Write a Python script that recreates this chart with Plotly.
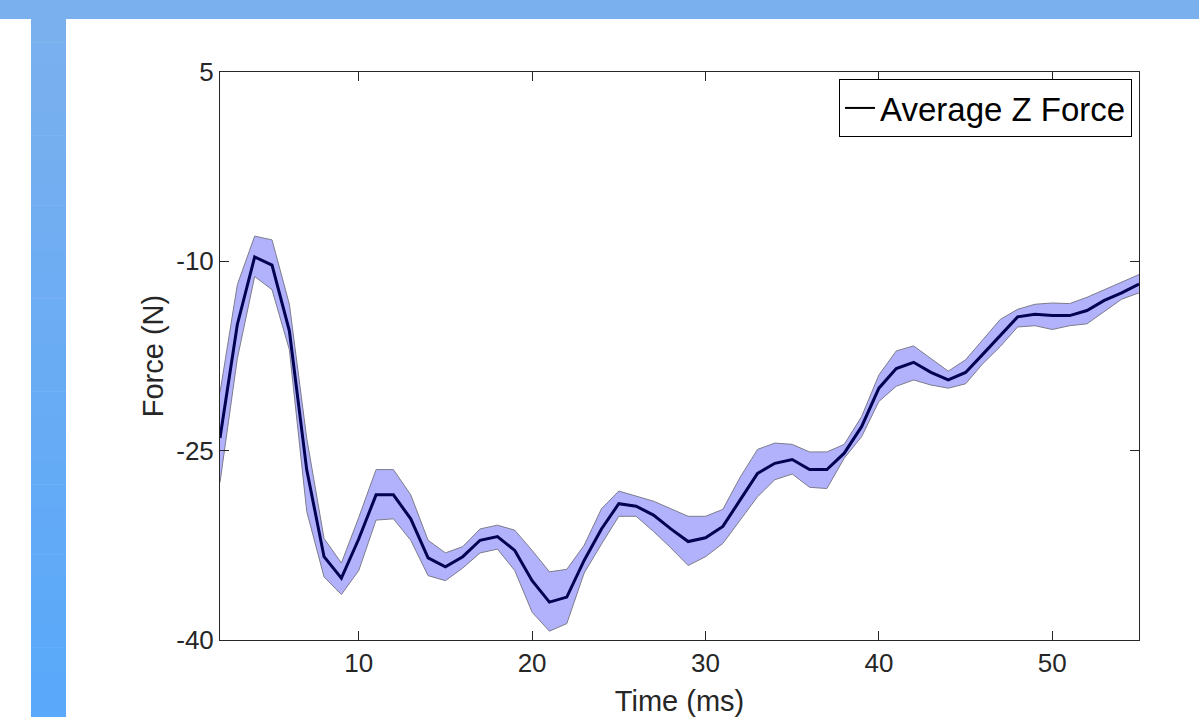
import plotly.graph_objects as go

time_ms = list(range(2, 56))
mean_force = [-24.0, -15.0, -9.65, -10.3, -15.5, -26.5, -33.4, -35.1, -32.0, -28.5,
              -28.5, -30.4, -33.5, -34.2, -33.4, -32.1, -31.8, -32.9, -35.3, -37.0,
              -36.6, -33.7, -31.2, -29.2, -29.4, -30.1, -31.2, -32.2, -31.9, -31.0,
              -28.9, -26.8, -26.0, -25.7, -26.5, -26.5, -25.2, -23.1, -20.05, -18.5,
              -18.0, -18.8, -19.4, -18.8, -17.35, -15.9, -14.4, -14.2, -14.3, -14.3,
              -13.9, -13.1, -12.5, -11.8]
upper_force = [-20.4, -11.85, -8.0, -8.3, -13.4, -24.0, -31.95, -33.9, -30.3, -26.5,
               -26.5, -28.5, -32.1, -33.1, -32.6, -31.2, -30.9, -31.3, -32.9, -34.6,
               -34.4, -32.5, -29.6, -28.2, -28.6, -29.0, -29.6, -30.2, -30.2, -29.65,
               -27.1, -24.9, -24.4, -24.5, -25.1, -25.1, -24.5, -22.3, -19.0, -17.1,
               -16.7, -17.7, -18.7, -17.8, -16.2, -14.6, -13.8, -13.4, -13.3, -13.35,
               -12.85, -12.25, -11.7, -11.05]
lower_force = [-27.5, -17.7, -11.2, -12.25, -17.0, -29.8, -35.0, -36.4, -34.5, -30.5,
               -30.4, -32.1, -34.9, -35.3, -34.3, -33.1, -32.8, -34.5, -37.8, -39.3,
               -38.7, -34.7, -32.4, -30.2, -30.2, -31.4, -32.7, -34.1, -33.4, -32.35,
               -30.5, -28.65, -27.3, -26.85, -27.9, -28.0, -25.6, -23.9, -21.1, -19.9,
               -19.4, -19.8, -20.05, -19.7, -18.1, -16.75, -15.2, -15.1, -15.4, -15.1,
               -14.95, -14.0, -13.0, -12.5]

x_ticks = [10, 20, 30, 40, 50]
y_ticks = [-40, -25, -10, 5]

FONT = "Liberation Sans, Arial, Helvetica, sans-serif"
TXT = "#262626"

fig = go.Figure()
fig.add_trace(go.Scatter(x=time_ms, y=upper_force, mode="lines",
                         line=dict(color="#7c7c8c", width=1), showlegend=False,
                         hoverinfo="skip"))
fig.add_trace(go.Scatter(x=time_ms, y=lower_force, mode="lines", fill="tonexty",
                         fillcolor="rgb(178,178,252)",
                         line=dict(color="#7c7c8c", width=1), showlegend=False,
                         hoverinfo="skip"))
fig.add_trace(go.Scatter(x=time_ms, y=mean_force, mode="lines",
                         line=dict(color="#020252", width=3), showlegend=False))
fig.add_trace(go.Scatter(x=[None], y=[None], mode="lines", name="Average Z Force",
                         line=dict(color="black", width=2)))

# Decorative blue frame (top bar + left gradient bar)
shapes = [dict(type="rect", xref="paper", yref="paper", x0=-220/919, x1=1 + 60/919,
               y0=1 + 53/568, y1=1 + 72/568, line=dict(width=0), fillcolor="#7bb0ee",
               layer="below")]
n = 30
top_y, bot_y = 19, 717
c0 = (123, 176, 238)
c1 = (88, 168, 250)
for i in range(n):
    ya = top_y + (bot_y - top_y) * i / n
    yb = top_y + (bot_y - top_y) * (i + 1) / n + 0.5
    t = (i + 0.5) / n
    col = "rgb(%d,%d,%d)" % tuple(round(c0[k] + (c1[k] - c0[k]) * t) for k in range(3))
    shapes.append(dict(type="rect", xref="paper", yref="paper",
                       x0=(31 - 220) / 919, x1=(66 - 220) / 919,
                       y0=(640 - yb) / 568, y1=(640 - ya) / 568,
                       line=dict(width=0), fillcolor=col, layer="below"))

fig.update_layout(
    width=1199, height=717,
    margin=dict(l=220, r=60, t=72, b=77, autoexpand=False),
    paper_bgcolor="white", plot_bgcolor="white",
    font=dict(family=FONT, color=TXT),
    shapes=shapes,
    showlegend=True,
    legend=dict(x=0.9924, y=0.9877, xanchor="right", yanchor="top",
                bgcolor="white", bordercolor="black", borderwidth=1,
                font=dict(size=33, color="black", family=FONT),
                itemwidth=30, tracegroupgap=0),
)
fig.update_xaxes(range=[2, 55], tickvals=x_ticks, ticktext=[str(v) for v in x_ticks],
                 ticks="inside", ticklen=9, automargin=False,
                 tickcolor=TXT, showline=True, linecolor=TXT, linewidth=1,
                 mirror="ticks", showgrid=False, zeroline=False,
                 tickfont=dict(size=26, color=TXT),
                 title=dict(text="Time (ms)", font=dict(size=29, color=TXT), standoff=15))
fig.update_yaxes(range=[-40, 5], tickvals=y_ticks, ticktext=[str(v) for v in y_ticks],
                 ticks="inside", ticklen=9, automargin=False,
                 tickcolor=TXT, showline=True, linecolor=TXT, linewidth=1,
                 mirror="ticks", showgrid=False, zeroline=False,
                 tickfont=dict(size=26, color=TXT),
                 title=dict(text="Force (N)", font=dict(size=29, color=TXT), standoff=4))

fig.write_html("out.html", config={"displayModeBar": False},
               post_script="document.body.style.margin='0';document.body.style.overflow='hidden';")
* * * * * * * * *
STATED TASK> Your task is to return the lines above, from the first one up to and including the line containing "import plotly.graph_objects as go", minus any pictures.

EXPECTED ANSWER>
Write a Python script that recreates this chart with Plotly.
import plotly.graph_objects as go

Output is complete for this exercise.